September 3, 2021
On August 27, 2021, Sean Pike, a 49-year-old Jehovah’s Witness who was detained for his faith in Moscow, was placed in an overcrowded cell in Kapotnya Detention Center 7, given a mattress, and has been forced to sleep on the floor ever since.
According to the lawyer, the situation can only be explained by the manifestation of domestic racism.
“High-class specialist Sean Pike is not a murderer, not a thief, and not involved in drugs. He’s a decent man. The attitude towards him is caused only by the color of his skin, this is just everyday racism,” said his lawyer.
Pike is a Guyanese and the nephew of former Agriculture Minister Simpson Da Silva.
As the lawyer explained, it is known that other cells of this pre-trial detention center are not overcrowded, some have free places. Of all those detained, only a black believer is subjected to such humiliating treatment.

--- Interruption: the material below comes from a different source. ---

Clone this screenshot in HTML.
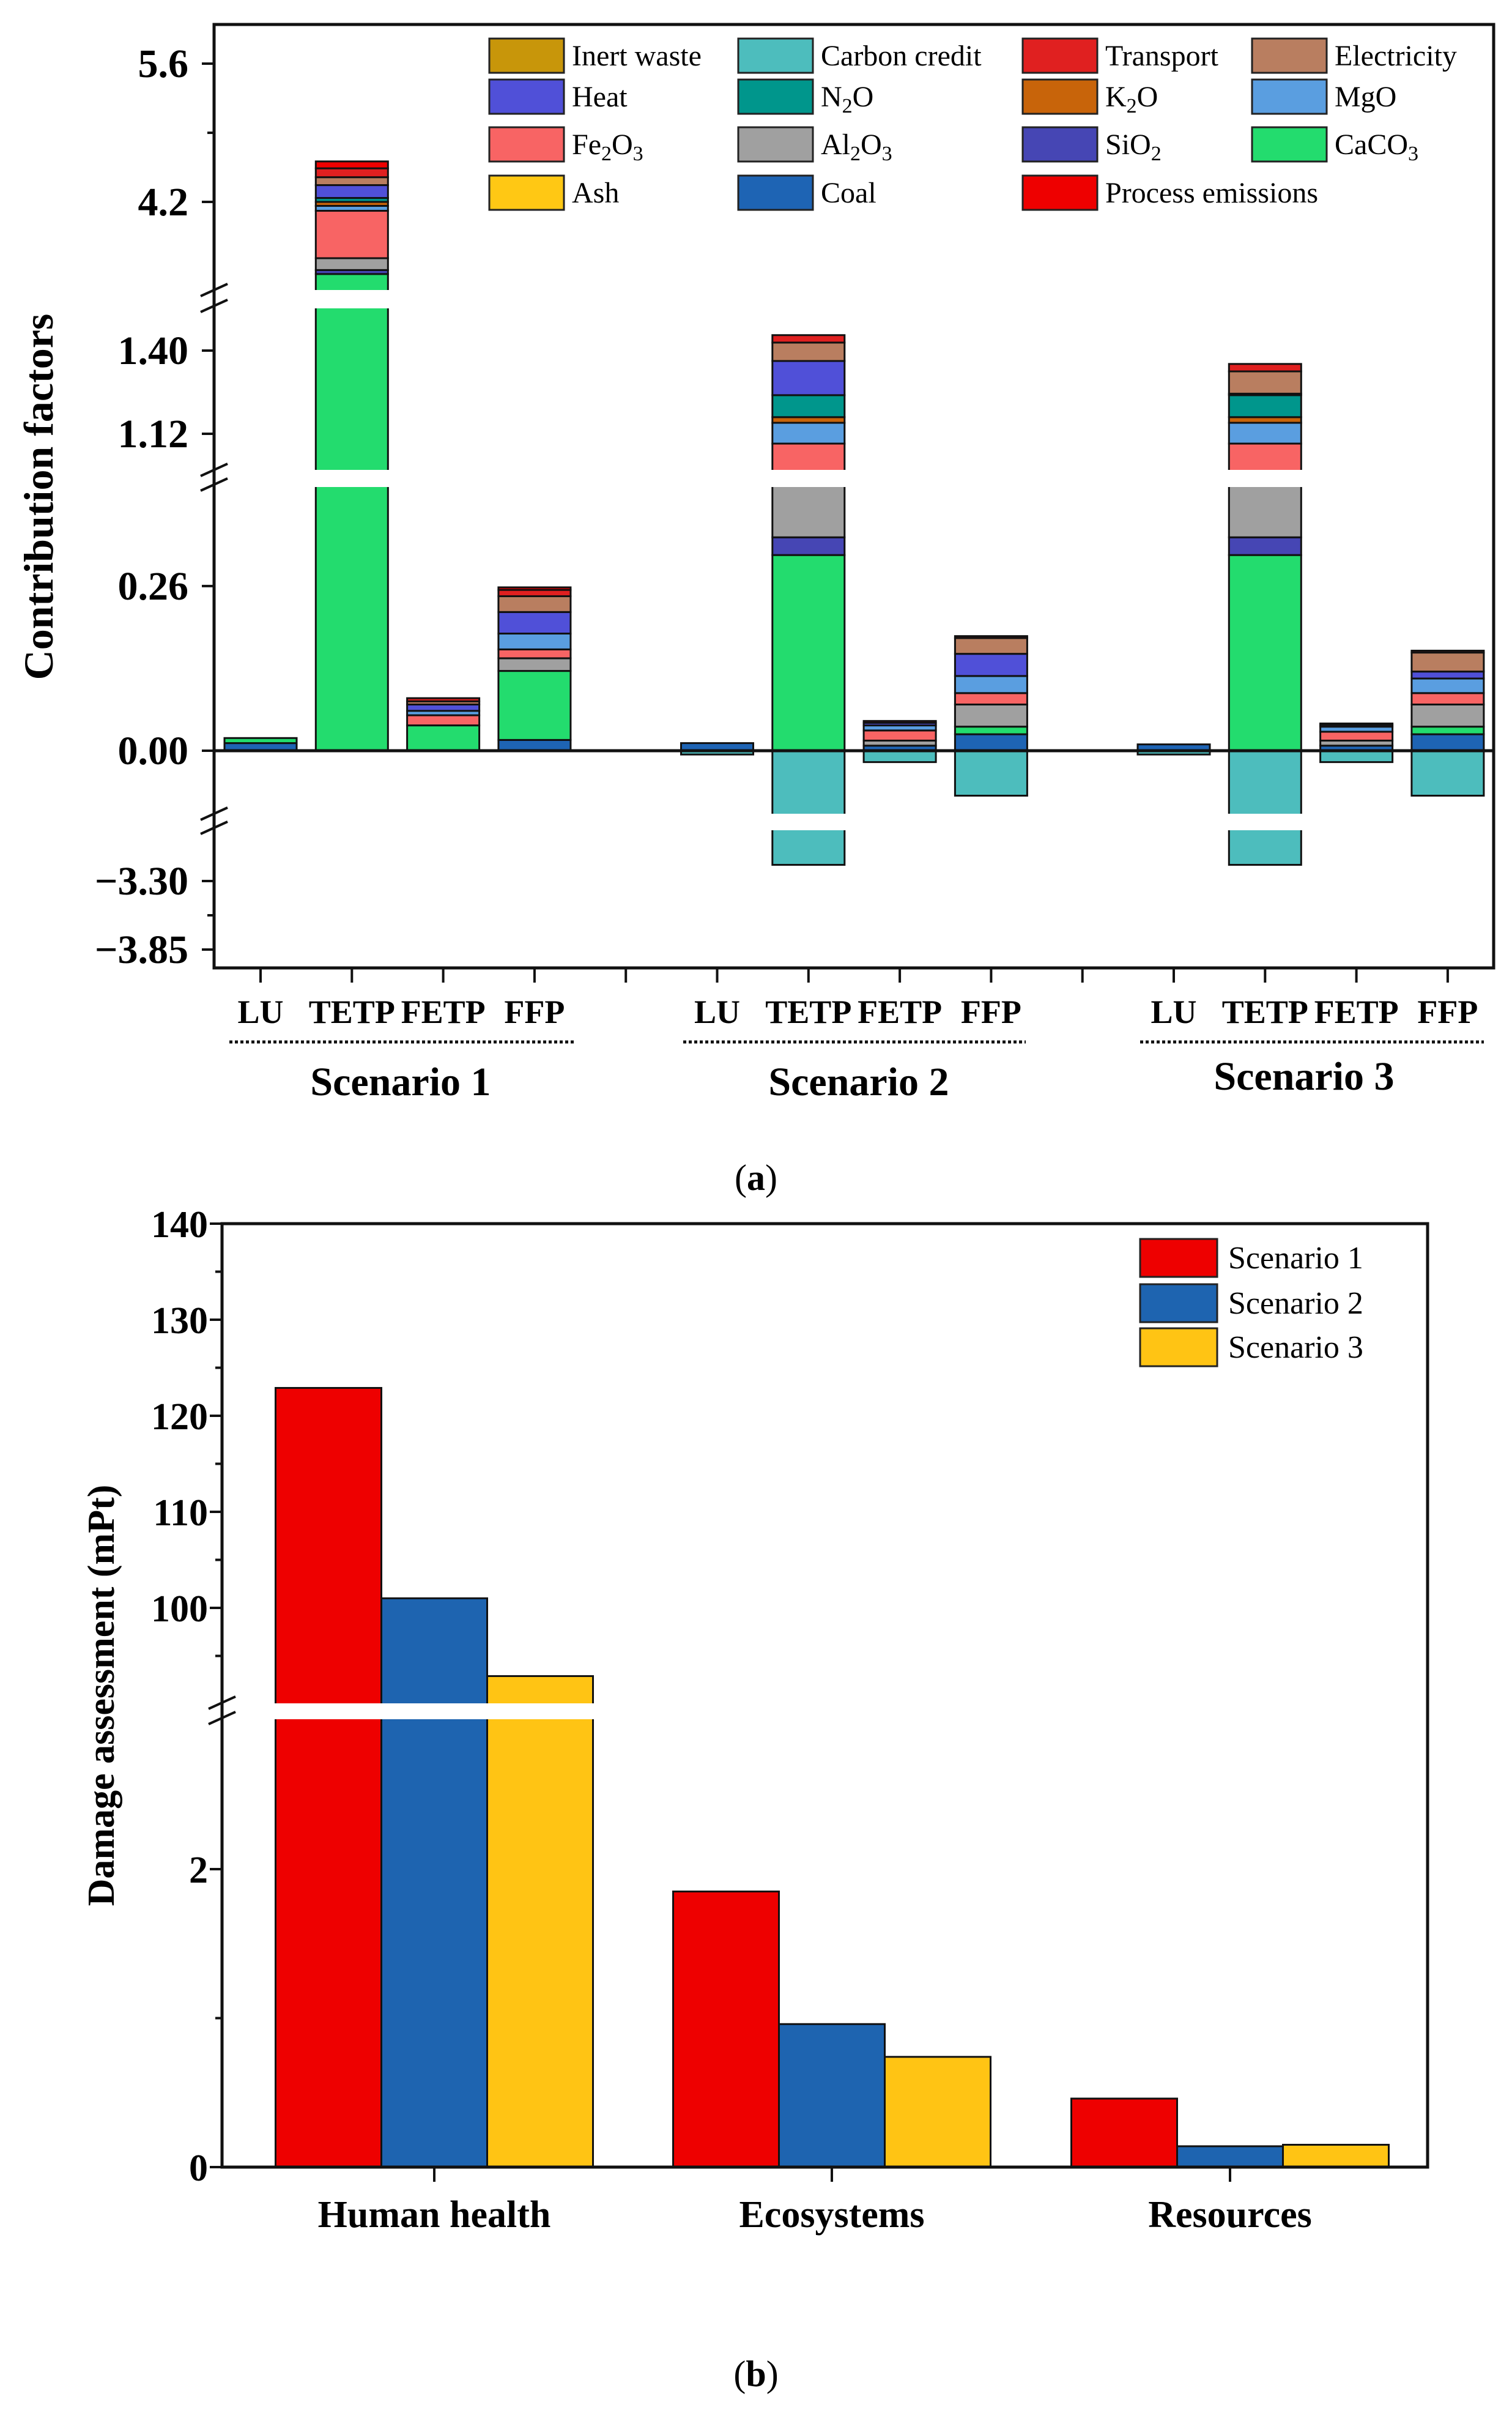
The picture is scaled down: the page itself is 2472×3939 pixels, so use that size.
<!DOCTYPE html>
<html><head><meta charset="utf-8"><style>
html,body{margin:0;padding:0;background:#fff;}
svg{display:block;font-family:"Liberation Serif",serif;}
</style></head><body>
<svg id="svg" xmlns="http://www.w3.org/2000/svg" width="2472" height="3939" viewBox="0 0 2472 3939">
<rect width="2472" height="3939" fill="#fff"/>
<g id="chartA"></g>
<g id="chartB"></g>
<text x="1236" y="1945" text-anchor="middle" font-size="60">(<tspan font-weight="bold">a</tspan>)</text>
<text x="1236" y="3900" text-anchor="middle" font-size="60">(<tspan font-weight="bold">b</tspan>)</text>
</svg>
<script>
// ---------- Chart A data ----------
const components = ["Coal","CaCO3","SiO2","Al2O3","Fe2O3","MgO","K2O","N2O","Heat","Electricity","Transport","Process emissions"];
const categoriesA = ["LU","TETP","FETP","FFP"];
const scenarios = ["Scenario 1","Scenario 2","Scenario 3"];
const s1_LU   = [0.012,0.008,0,0,0,0,0,0,0,0,0,0];
const s1_TETP = [0,3.47,0.04,0.12,0.48,0.05,0.04,0.04,0.13,0.08,0.09,0.07];
const s1_FETP = [0,0.040,0,0,0.016,0.007,0,0,0.010,0.005,0.005,0];
const s1_FFP  = [0.017,0.109,0,0.020,0.014,0.025,0,0,0.034,0.025,0.010,0.004];
const s2_LU   = [0.012,0,0,0,0,0,0,0,0,0,0,0];
const s2_TETP = [0,0.309,0.028,0.643,0.107,0.07,0.019,0.074,0.115,0.062,0.025,0];
const s2_FETP = [0.008,0,0,0.008,0.016,0.008,0,0,0.004,0,0.003,0];
const s2_FFP  = [0.026,0.012,0,0.035,0.018,0.027,0,0,0.035,0.025,0.003,0];
const s3_LU   = [0.010,0,0,0,0,0,0,0,0,0,0,0];
const s3_TETP = [0,0.309,0.028,0.643,0.107,0.07,0.019,0.074,0.005,0.075,0.025,0];
const s3_FETP = [0.008,0,0,0.008,0.014,0.008,0,0,0.003,0,0.002,0];
const s3_FFP  = [0.026,0.012,0,0.035,0.018,0.023,0,0,0.011,0.030,0.003,0];
const carbonCredit = [[0,0,0,0],[0.006,3.17,0.018,0.071],[0.006,3.17,0.018,0.071]];
const yTicksA = [5.6,4.2,1.40,1.12,0.26,0.00,-3.30,-3.85];
const yTickLabelsA = ["5.6","4.2","1.40","1.12","0.26","0.00","\u22123.30","\u22123.85"];

const colors = {"Coal":"#1e64b4","CaCO3":"#23dc6e","SiO2":"#4646b4","Al2O3":"#a0a0a0","Fe2O3":"#f86464","MgO":"#5a9ee0","K2O":"#c8640a","N2O":"#00968c","Heat":"#5050d8","Electricity":"#b97e60","Transport":"#e02020","Process emissions":"#ee0000","Carbon credit":"#4dbdbd","Ash":"#ffc814","Inert waste":"#c8960a"};

const NS="http://www.w3.org/2000/svg";
function mk(parent,tag,attrs){const e=document.createElementNS(NS,tag);for(const k in attrs)e.setAttribute(k,attrs[k]);parent.appendChild(e);return e;}

function yA(v){
  if(v>=3.26) return 330-(v-4.2)*161.4;
  if(v>=1.59) return 481;
  if(v>=0.97) return 573-(v-1.40)*485.7;
  if(v>=0.43) return 782;
  if(v>=-0.112) return 1227-v*1035;
  if(v>-2.82) return 1343;
  return 1440-(v+3.30)*203.6;
}
const LA=350,RA=2442,TA=40,BA=1582;
function xA(s,c){return 426+(s*5+c)*149.3;}

const gA=document.getElementById('chartA');
const bars=[[s1_LU,s1_TETP,s1_FETP,s1_FFP],[s2_LU,s2_TETP,s2_FETP,s2_FFP],[s3_LU,s3_TETP,s3_FETP,s3_FFP]];
const BW=118;
for(let s=0;s<3;s++){for(let c=0;c<4;c++){
  const vals=bars[s][c];let cum=0;const x=xA(s,c)-BW/2;
  for(let k=0;k<components.length;k++){
    const v=vals[k];if(!v)continue;
    const y0=yA(cum),y1=yA(cum+v);cum+=v;
    const r=mk(gA,'rect',{x:x,y:y1,width:BW,height:Math.max(0,y0-y1),fill:colors[components[k]],stroke:'#111','stroke-width':3});
    
    
  }
  const neg=carbonCredit[s][c];
  if(neg){const y0=yA(0),y1=yA(-neg);
    const r=mk(gA,'rect',{x:x,y:y0,width:BW,height:y1-y0,fill:colors["Carbon credit"],stroke:'#111','stroke-width':3});
    
    }
}}
[[474,504],[768,796],[1330,1357]].forEach((g,i)=>{
  const r=mk(gA,'rect',{x:LA+3,y:g[0],width:RA-LA-6,height:g[1]-g[0],fill:'#fff'});
  
  
  mk(gA,'line',{x1:LA-22,y1:g[1]+6,x2:LA+22,y2:g[1]-14,stroke:'#111','stroke-width':4});
  mk(gA,'line',{x1:LA-22,y1:g[0]+10,x2:LA+22,y2:g[0]-10,stroke:'#111','stroke-width':4});
});
mk(gA,'line',{x1:LA,y1:yA(0),x2:RA,y2:yA(0),stroke:'#111','stroke-width':5});
const fr=mk(gA,'rect',{x:LA,y:TA,width:RA-LA,height:BA-TA,fill:'none',stroke:'#111','stroke-width':5});

yTicksA.forEach((t,i)=>{const y=yA(t);
  mk(gA,'line',{x1:LA-20,y1:y,x2:LA,y2:y,stroke:'#111','stroke-width':4});
  const tx=mk(gA,'text',{x:308,y:y+22,'text-anchor':'end','font-size':66,'font-weight':'bold'});
  tx.textContent=yTickLabelsA[i];
  
});
[4.9,-3.575].forEach(t=>mk(gA,'line',{x1:LA-11,y1:yA(t),x2:LA,y2:yA(t),stroke:'#111','stroke-width':4}));
for(let i=0;i<14;i++){const x=426+i*149.3;mk(gA,'line',{x1:x,y1:BA,x2:x,y2:BA+24,stroke:'#111','stroke-width':4});}
for(let s=0;s<3;s++){
  for(let c=0;c<4;c++){const t=mk(gA,'text',{x:xA(s,c),y:1672,'text-anchor':'middle','font-size':54,'font-weight':'bold'});
    t.textContent=categoriesA[c];}
  const x0=[375,1117,1864][s],x1=[938,1677,2426][s];
  mk(gA,'line',{x1:x0,y1:1703,x2:x1,y2:1703,stroke:'#111','stroke-width':5,'stroke-dasharray':'5 4'});
  const st=mk(gA,'text',{x:[655,1404,2132][s],y:[1790,1790,1781][s],'text-anchor':'middle','font-size':66,'font-weight':'bold'});
  st.textContent=scenarios[s];
}
const yt=mk(gA,'text',{x:0,y:0,transform:'translate(86,812) rotate(-90)','text-anchor':'middle','font-size':68,'font-weight':'bold'});
yt.textContent='Contribution factors';
const legendA=[["Inert waste","Inert waste"],["Carbon credit","Carbon credit"],["Transport","Transport"],["Electricity","Electricity"],
["Heat","Heat"],["N2O","N|2|O"],["K2O","K|2|O"],["MgO","MgO"],
["Fe2O3","Fe|2|O|3|"],["Al2O3","Al|2|O|3|"],["SiO2","SiO|2|"],["CaCO3","CaCO|3|"],
["Ash","Ash"],["Coal","Coal"],["Process emissions","Process emissions"]];
const lgx=[800,1207,1672,2047],lgy=[91,158,236,315];
legendA.forEach((L,i)=>{const col=i%4,row=Math.floor(i/4);
  const g=mk(gA,'g',{});
  mk(g,'rect',{x:lgx[col],y:lgy[row]-28,width:122,height:56,fill:colors[L[0]],stroke:'#222','stroke-width':3});
  const t=mk(g,'text',{x:lgx[col]+135,y:lgy[row]+16,'font-size':48});
  const parts=L[1].split('|');
  parts.forEach((p,j)=>{if(!p)return;const ts=mk(t,'tspan',{});
    if(j%2==1){ts.setAttribute('dy','10');ts.setAttribute('font-size','34');}
    else if(j>0){ts.setAttribute('dy','-10');}
    ts.textContent=p;});
});

// ---------- Chart B data ----------
const categoriesB = ["Human health","Ecosystems","Resources"];
const scenario1 = [122.9,1.85,0.46];
const scenario2 = [101.0,0.96,0.14];
const scenario3 = [92.9,0.74,0.15];
const yTicksB = [140,130,120,110,100,2,0];
const yTickLabelsB = ["140","130","120","110","100","2","0"];
const colorsB=["#ee0000","#1e64b0","#ffc414"];
const LB=363,RB=2334,TB=2000,BB=3542;
function yB(v){
  if(v>=89.2) return 2628-(v-100)*15.7;
  if(v>=3.06) return 2797;
  return 3542-v*243.5;
}
const gB=document.getElementById('chartB');
const seriesB=[scenario1,scenario2,scenario3];
const BWB=173;
for(let c=0;c<3;c++){const cx=[710,1360,2011][c];
  for(let s=0;s<3;s++){const x=cx-1.5*BWB+s*BWB,y=yB(seriesB[s][c]);
    const r=mk(gB,'rect',{x:x,y:y,width:BWB,height:BB-y,fill:colorsB[s],stroke:'#111','stroke-width':3});
    
    }
  mk(gB,'line',{x1:cx,y1:BB,x2:cx,y2:BB+24,stroke:'#111','stroke-width':4});
  const t=mk(gB,'text',{x:cx,y:3640,'text-anchor':'middle','font-size':62,'font-weight':'bold'});
  t.textContent=categoriesB[c];
}
const gap=mk(gB,'rect',{x:LB+3,y:2784,width:RB-LB-6,height:26,fill:'#fff'});

mk(gB,'line',{x1:LB-22,y1:2793,x2:LB+22,y2:2773,stroke:'#111','stroke-width':4});
mk(gB,'line',{x1:LB-22,y1:2818,x2:LB+22,y2:2798,stroke:'#111','stroke-width':4});
const frb=mk(gB,'rect',{x:LB,y:TB,width:RB-LB,height:BB-TB,fill:'none',stroke:'#111','stroke-width':5});

yTicksB.forEach((t,i)=>{const y=yB(t);
  mk(gB,'line',{x1:LB-20,y1:y,x2:LB,y2:y,stroke:'#111','stroke-width':4});
  const tx=mk(gB,'text',{x:340,y:y+22,'text-anchor':'end','font-size':62,'font-weight':'bold'});
  tx.textContent=yTickLabelsB[i];});
[135,125,115,105,95,1].forEach(t=>mk(gB,'line',{x1:LB-11,y1:yB(t),x2:LB,y2:yB(t),stroke:'#111','stroke-width':4}));
const ytb=mk(gB,'text',{x:0,y:0,transform:'translate(186,2771) rotate(-90)','text-anchor':'middle','font-size':62,'font-weight':'bold'});
ytb.textContent='Damage assessment (mPt)';
scenarios.forEach((n,i)=>{const y=[2056,2130,2202][i];
  const g=mk(gB,'g',{});
  mk(g,'rect',{x:1864,y:y-31,width:126,height:62,fill:colorsB[i],stroke:'#222','stroke-width':3});
  const t=mk(g,'text',{x:2008,y:y+17,'font-size':52});t.textContent=n;});
</script>
</body></html>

A native of Georgetown, Sean Pike is a citizen of Guyana and Russia. He is married and has two young children with chronic diseases in his care.
In 1997, Pike graduated from the Peoples’ Friendship University of Russia with honors, his thesis was recognized as the best that year. For almost eight years he worked in the Ministry of Transport of Guyana.
The believer has been working in the Russian Federation since 2010, from June 2012 to the present – in the Moscow office of one of the international design and construction companies.
Sean Pike holds the position of senior project team leader and, as stated in his job description, has shown himself to be “a responsible, balanced and competent employee”, which is not tied to suspicions of extremism.
Sean Pike, as well as two other Jehovah’s Witnesses, Eduard Sviridov and Aleksandr Rumyantsev, were detained during searches of the homes of believers in the Teply Stan district on August 25, 2021.
They were placed in a temporary detention center. Two days later the Cheremushkinsky District Court of Moscow sent them into custody until at least 24 October.
Believers are accused of “organizing the activities of an extremist organization” (part 1 of article 282.2 of the Criminal Code of the Russian Federation). In the opinion of the investigator Vladimir Zubkov, who initiated the case, conversations about the Bible “have an increased public danger.”